───── Excerpted data
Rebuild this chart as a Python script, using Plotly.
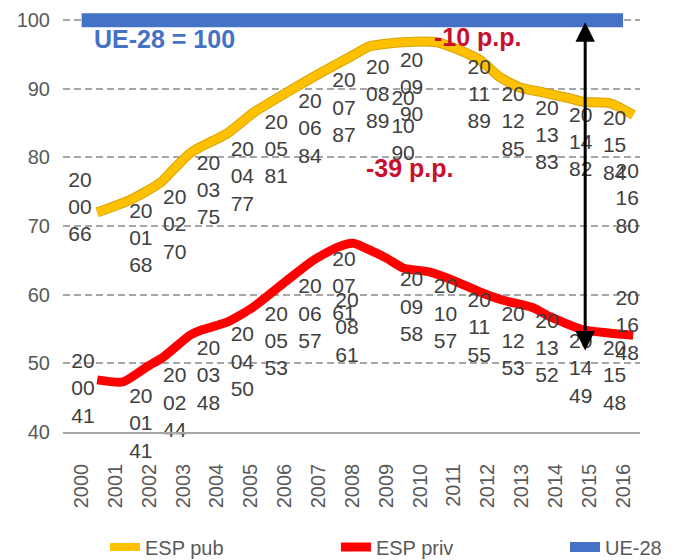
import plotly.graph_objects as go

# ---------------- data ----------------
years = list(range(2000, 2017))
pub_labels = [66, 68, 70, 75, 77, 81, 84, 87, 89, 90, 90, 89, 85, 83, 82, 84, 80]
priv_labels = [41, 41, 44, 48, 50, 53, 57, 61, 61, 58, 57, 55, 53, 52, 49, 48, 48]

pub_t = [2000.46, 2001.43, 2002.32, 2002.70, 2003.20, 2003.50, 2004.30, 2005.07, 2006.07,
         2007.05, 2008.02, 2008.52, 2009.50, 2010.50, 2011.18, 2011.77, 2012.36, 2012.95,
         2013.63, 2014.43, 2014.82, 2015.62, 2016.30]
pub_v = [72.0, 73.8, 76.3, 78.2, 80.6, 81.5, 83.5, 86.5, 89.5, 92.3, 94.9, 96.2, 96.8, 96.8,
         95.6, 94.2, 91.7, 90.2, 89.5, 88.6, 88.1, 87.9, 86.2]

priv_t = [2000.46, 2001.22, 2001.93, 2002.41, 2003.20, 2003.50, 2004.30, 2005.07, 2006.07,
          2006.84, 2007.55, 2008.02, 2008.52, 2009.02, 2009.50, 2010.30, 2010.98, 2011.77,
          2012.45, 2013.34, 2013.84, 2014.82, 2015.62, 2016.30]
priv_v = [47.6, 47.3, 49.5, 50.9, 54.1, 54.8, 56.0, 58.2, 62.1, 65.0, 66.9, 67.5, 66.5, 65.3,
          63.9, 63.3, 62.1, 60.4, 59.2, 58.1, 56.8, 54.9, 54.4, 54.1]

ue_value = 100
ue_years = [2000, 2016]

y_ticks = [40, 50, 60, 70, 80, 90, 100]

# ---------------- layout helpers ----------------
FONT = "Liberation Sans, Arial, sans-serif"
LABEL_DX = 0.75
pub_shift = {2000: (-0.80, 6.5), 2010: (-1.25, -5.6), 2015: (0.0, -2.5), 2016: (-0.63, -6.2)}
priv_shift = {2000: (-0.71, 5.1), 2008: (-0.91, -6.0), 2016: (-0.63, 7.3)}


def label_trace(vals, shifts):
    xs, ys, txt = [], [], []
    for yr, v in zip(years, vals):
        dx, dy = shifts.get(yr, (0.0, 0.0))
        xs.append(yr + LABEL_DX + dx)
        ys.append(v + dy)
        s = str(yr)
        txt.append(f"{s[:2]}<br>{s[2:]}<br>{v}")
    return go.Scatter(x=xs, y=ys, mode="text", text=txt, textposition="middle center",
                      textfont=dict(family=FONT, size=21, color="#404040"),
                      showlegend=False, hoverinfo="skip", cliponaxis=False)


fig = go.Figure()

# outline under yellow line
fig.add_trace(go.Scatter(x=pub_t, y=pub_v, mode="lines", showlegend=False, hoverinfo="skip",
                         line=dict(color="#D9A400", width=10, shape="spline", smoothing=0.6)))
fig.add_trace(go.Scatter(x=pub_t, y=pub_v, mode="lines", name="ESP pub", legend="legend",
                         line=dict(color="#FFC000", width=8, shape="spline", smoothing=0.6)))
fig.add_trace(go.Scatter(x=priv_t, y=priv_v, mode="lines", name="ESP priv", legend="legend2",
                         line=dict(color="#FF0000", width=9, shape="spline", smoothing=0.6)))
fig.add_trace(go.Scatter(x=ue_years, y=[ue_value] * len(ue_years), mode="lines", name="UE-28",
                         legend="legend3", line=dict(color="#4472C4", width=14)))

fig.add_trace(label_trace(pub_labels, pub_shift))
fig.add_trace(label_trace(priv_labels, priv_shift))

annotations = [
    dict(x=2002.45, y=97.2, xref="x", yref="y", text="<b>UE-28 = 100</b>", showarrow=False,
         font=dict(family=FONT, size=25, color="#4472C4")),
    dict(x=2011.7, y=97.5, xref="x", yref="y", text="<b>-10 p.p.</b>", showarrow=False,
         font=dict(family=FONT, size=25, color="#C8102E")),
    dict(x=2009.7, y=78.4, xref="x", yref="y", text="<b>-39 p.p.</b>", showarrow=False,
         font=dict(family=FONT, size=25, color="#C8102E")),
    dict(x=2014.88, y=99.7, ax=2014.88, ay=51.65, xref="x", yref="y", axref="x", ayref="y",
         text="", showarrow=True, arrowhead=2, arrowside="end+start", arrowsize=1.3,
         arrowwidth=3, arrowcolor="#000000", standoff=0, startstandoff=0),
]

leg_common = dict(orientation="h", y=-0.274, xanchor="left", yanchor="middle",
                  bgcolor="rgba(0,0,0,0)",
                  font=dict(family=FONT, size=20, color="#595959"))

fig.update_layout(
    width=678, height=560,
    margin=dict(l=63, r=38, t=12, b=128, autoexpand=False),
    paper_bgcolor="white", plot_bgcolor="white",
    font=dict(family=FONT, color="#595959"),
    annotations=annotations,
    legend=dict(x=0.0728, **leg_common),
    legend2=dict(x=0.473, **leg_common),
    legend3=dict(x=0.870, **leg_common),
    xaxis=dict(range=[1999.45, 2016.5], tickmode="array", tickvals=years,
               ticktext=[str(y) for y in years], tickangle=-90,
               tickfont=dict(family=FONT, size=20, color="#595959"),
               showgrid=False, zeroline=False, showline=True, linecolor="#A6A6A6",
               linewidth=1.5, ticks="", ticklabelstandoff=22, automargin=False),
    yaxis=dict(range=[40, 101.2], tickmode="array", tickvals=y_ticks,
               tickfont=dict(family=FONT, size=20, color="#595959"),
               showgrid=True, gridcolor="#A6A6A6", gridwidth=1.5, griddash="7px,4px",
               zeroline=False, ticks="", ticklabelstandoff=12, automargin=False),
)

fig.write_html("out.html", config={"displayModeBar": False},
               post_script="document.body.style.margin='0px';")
──────────
───── Excerpted data
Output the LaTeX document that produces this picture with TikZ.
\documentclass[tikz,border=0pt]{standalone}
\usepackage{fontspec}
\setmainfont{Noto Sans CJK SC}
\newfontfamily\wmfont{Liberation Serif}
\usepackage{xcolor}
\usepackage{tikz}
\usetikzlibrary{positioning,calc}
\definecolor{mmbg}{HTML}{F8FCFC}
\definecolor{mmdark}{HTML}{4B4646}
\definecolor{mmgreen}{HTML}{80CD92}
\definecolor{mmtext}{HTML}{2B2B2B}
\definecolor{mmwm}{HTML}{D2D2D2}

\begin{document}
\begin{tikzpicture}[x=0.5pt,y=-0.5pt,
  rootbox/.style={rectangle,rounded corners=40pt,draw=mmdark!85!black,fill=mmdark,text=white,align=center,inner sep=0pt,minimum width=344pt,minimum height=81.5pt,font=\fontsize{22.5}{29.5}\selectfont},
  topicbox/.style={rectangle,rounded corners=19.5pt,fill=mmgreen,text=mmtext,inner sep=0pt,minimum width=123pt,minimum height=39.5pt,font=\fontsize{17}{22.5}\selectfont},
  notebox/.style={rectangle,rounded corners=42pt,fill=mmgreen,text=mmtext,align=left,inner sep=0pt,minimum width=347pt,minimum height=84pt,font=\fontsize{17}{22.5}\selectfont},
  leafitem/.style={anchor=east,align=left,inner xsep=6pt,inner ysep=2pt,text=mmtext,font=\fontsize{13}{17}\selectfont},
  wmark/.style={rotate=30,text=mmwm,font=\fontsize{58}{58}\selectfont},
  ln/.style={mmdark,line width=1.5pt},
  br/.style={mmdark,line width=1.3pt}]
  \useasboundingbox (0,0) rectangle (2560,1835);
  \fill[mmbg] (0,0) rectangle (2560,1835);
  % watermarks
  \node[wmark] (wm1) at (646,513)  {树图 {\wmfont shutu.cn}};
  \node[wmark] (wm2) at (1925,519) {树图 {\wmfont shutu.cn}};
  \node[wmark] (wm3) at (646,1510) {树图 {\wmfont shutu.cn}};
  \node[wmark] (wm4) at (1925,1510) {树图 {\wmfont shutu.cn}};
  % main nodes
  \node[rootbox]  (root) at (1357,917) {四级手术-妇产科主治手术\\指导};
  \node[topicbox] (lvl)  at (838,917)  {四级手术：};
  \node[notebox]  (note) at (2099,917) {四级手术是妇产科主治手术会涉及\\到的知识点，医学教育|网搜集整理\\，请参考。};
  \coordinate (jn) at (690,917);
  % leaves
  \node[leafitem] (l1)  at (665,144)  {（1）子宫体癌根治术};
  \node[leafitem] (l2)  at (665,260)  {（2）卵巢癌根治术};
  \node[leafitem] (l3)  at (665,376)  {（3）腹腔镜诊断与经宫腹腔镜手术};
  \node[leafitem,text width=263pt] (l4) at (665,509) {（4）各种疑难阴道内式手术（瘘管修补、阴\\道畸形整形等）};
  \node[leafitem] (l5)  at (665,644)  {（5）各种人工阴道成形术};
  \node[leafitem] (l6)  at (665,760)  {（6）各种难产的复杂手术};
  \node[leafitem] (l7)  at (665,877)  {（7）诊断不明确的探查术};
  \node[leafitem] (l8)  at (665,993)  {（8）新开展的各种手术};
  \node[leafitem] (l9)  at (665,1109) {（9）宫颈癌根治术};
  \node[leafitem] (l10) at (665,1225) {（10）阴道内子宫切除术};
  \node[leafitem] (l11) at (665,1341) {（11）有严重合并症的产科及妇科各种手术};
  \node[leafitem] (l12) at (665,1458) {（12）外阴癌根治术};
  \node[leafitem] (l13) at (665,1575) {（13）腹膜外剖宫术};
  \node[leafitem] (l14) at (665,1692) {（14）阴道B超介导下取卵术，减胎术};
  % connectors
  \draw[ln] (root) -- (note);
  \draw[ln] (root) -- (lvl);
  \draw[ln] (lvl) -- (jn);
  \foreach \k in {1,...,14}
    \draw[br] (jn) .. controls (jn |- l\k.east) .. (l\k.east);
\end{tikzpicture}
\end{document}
──────────
───── Excerpted data
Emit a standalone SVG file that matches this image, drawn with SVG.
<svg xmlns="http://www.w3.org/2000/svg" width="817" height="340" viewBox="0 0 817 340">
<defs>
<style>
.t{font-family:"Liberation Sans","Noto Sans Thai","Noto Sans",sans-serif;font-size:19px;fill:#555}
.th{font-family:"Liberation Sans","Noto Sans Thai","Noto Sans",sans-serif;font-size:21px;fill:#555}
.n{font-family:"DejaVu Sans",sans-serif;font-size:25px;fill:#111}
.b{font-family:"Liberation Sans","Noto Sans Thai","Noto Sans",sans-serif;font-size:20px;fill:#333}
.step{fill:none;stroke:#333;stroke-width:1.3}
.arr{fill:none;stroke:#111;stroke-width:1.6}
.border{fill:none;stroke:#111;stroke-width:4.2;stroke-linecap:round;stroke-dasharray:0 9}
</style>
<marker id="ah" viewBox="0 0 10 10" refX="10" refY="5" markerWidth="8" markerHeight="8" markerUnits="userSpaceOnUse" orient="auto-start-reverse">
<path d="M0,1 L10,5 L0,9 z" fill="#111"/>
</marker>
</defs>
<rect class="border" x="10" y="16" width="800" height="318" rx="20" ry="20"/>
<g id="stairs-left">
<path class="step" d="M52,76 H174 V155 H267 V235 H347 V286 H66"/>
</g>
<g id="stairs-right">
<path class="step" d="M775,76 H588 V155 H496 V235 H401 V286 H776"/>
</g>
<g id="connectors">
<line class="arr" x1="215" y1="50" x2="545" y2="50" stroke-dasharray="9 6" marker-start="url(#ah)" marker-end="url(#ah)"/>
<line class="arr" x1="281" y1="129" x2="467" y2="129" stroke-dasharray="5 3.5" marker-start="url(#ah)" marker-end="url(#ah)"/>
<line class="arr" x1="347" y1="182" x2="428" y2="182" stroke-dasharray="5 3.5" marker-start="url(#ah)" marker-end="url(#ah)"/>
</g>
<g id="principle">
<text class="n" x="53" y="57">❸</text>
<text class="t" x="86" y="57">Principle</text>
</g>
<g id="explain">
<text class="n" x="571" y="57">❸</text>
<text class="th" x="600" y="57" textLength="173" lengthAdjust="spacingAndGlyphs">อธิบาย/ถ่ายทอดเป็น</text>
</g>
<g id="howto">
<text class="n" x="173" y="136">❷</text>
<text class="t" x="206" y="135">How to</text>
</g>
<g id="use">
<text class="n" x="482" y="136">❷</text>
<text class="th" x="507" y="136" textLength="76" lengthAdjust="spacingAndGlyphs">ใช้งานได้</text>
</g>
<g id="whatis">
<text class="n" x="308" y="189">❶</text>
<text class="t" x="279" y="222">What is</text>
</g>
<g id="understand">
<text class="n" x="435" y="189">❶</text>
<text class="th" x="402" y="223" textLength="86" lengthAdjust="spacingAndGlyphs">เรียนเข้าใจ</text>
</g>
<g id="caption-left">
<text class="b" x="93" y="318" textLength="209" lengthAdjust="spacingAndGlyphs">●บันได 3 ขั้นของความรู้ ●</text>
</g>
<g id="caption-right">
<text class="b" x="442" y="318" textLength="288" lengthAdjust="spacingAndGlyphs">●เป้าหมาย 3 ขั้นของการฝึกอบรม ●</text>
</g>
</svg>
──────────
Give again, exactly as written above, every line from the one holding "Rebuild this chart" to the one holding "49, 48, 48]", with both ends kept and the pictures left out.

▶ [Written reply]
Rebuild this chart as a Python script, using Plotly.
import plotly.graph_objects as go

# ---------------- data ----------------
years = list(range(2000, 2017))
pub_labels = [66, 68, 70, 75, 77, 81, 84, 87, 89, 90, 90, 89, 85, 83, 82, 84, 80]
priv_labels = [41, 41, 44, 48, 50, 53, 57, 61, 61, 58, 57, 55, 53, 52, 49, 48, 48]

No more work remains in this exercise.